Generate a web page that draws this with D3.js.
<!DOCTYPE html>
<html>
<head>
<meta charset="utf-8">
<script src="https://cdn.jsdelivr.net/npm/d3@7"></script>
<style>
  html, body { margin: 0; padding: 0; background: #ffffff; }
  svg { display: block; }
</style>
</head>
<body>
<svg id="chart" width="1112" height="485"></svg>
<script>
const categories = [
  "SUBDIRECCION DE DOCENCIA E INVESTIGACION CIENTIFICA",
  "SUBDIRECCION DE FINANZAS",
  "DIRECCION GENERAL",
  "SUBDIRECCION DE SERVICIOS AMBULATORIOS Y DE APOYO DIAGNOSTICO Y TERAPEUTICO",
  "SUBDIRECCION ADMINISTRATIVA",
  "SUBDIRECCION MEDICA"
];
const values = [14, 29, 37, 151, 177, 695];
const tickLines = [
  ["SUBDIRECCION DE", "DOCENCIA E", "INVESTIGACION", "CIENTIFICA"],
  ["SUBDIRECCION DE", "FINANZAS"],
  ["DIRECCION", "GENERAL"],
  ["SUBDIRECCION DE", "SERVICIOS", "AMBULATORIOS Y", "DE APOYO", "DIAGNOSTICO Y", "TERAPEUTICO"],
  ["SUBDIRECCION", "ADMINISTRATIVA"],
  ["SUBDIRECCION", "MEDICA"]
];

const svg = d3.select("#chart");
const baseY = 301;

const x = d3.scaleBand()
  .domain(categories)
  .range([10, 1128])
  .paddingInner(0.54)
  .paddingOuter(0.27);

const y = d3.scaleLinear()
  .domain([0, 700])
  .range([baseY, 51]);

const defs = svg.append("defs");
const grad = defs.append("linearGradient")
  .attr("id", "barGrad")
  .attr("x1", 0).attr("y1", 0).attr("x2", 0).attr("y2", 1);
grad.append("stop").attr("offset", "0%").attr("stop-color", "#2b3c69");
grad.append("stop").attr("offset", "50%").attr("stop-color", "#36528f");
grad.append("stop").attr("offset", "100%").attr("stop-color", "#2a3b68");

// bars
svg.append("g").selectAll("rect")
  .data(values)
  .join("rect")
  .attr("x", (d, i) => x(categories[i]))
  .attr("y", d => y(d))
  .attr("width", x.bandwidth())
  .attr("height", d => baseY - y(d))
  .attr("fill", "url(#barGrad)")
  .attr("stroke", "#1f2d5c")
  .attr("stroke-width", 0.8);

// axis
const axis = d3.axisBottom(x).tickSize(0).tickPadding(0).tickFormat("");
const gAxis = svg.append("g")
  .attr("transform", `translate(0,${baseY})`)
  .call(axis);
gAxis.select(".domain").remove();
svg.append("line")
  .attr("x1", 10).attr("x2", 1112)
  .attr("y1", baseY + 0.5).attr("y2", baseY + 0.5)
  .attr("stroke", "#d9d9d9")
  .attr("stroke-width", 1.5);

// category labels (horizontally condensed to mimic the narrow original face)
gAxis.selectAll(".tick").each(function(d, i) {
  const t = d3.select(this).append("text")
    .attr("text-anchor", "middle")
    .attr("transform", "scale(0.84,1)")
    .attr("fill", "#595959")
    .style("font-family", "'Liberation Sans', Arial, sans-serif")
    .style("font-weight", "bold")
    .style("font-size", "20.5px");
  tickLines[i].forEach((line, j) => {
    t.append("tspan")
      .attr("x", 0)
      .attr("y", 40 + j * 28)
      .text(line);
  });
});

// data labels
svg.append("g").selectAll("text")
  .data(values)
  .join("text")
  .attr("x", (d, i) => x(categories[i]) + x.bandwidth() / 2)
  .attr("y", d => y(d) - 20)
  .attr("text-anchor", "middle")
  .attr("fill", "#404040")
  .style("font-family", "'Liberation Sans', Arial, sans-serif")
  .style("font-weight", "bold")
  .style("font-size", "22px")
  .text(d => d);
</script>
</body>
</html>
^^^^^^^^^^^^^^^^
_WORK INSTRUCTIONS:_
How many of the lines above hold the word "this"? Give only that number.

_TASK RESULT:_
2